All’Oldboy di Spike Lee non basteranno 15 anni per diventare un cult.
Pochi giorni fa è uscito l’über-remake di Spike Lee, Oldboy. Da anni il regista afro-americano non si vede nelle sale (italiane), dal fallimento di Miracolo a St. Anna, impedendoci così di recuperare al cinema il successivo Red Hook Summer, e lasciando il pubblico nostrano un gap di cinque anni nella sua filmografia.
Un peccato che il suo ritorno arrivi con l’odiato remake del cult di Park Chan-wook, secondo film della sua trilogia della Vendetta tratto dal manga di Garon Tsuchiya. Non a caso c’è chi ha preferito parlare di ri-adattamento, come già David Fincher fece per il suo Millennium, un modo per scacciare l’etichetta di remake, purtroppo, per loro, inevitabile.
Joe douche-t il bastardo
Oh Dae-su passa da Choi Min-sik a Josh Brolin, nome Joe Doucett, uomo sui trent’anni incapace di tenere la lingua a freno, prendendo in giro il suo capo all’agenzia pubblicitaria per cui lavora, tentando di portarsi a letto le mogli dei suoi clienti, insultando la sua di moglie ed ignorando la figlia di tre anni.
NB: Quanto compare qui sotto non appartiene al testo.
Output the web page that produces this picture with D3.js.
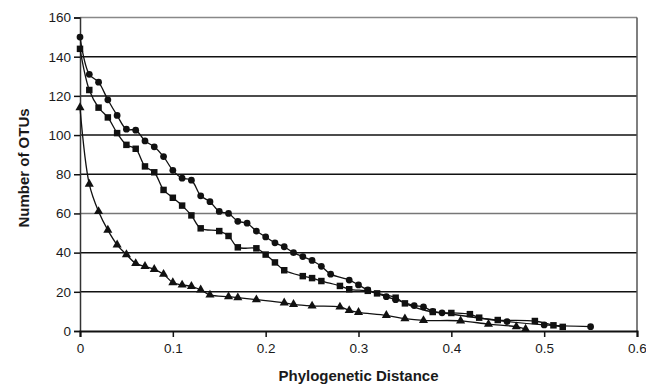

Gli USA non conoscono offese peggiori di queste.
L’anno è il 1993 e dopo una sbronza colossale Joe si risveglia in una stanza d’albergo sigillata dall’esterno, con solo un televisore per compagnia.
Rinchiuso senza motivo e senza poter vedere né la luce del sole né parlare con anima viva, Joe passa gli anni, uno alla volta, con la Tv che lo informa su un crimine da lui mai commesso: l’omicidio della moglie.
Intanto che la polizia lo cerca dappertutto, passano 20 anni e l’uomo ormai cinquantenne pianifica la fuga per trovare sua figlia Mia e raccontarle la verità.
Proprio in quel momento arriva la libertà e la voce del suo carceriere/Sharlto Copley: chi è stato a rapirlo, perché lo ha fatto? Se Joe Doucett risponderà a queste due domande entro pochi giorni, potrà rivedere sua figlia.
Copia carbone
La storia è esattamente la stessa del film di Park Chan-wook, decorata da poche modifiche per ingannare lo spettatore, stavolta onnisciente, e prepararlo a un colpo di scena diverso dall’adattamento sud coreano.
Cambia poco a dir la verità e la vera sfida per Spike Lee è riuscire a sovrapporsi a scene e sequenze ultra-note nella memoria del pubblico mondiale. Ma quel poco che non coincide con l’originale è tutto nel finale.
Un pizzico di Spike Lee
Martoriato, ridotto, senza che regia, sceneggiatura o attori si siano impegnati a dargli un minimo di credibilità. Oldboy si interrompe sul più bello, è un non-finito su cui sembra ci sia stato poco impegno nel trovargli una conclusione.
L’Oldboy di Spike Lee non rimarrà nella storia come il predecessore, è sicuro, però odiarlo sarebbe ingiusto. La confezione basta a distinguerlo dal prossimo grazie a cliché del cinema del regista di Lola Darling.
Un esempio è la diversità statunitense, protagonisti la comunità afro-americana guidata da Samuel L. Jackson o il pub irlandese di Michael Imperioli, il cui Chucky, insieme a Marie Sebastian/Elizabeth Olsen, aiuterà Joe.
Purtroppo, al di là del paragone col film di Park, da cui esce pieno di lividi, sarà utile solo per essere visto come parte della filmografia di Spike Lee, ma certo non sarà uno dei più importanti da conoscere e recueperare.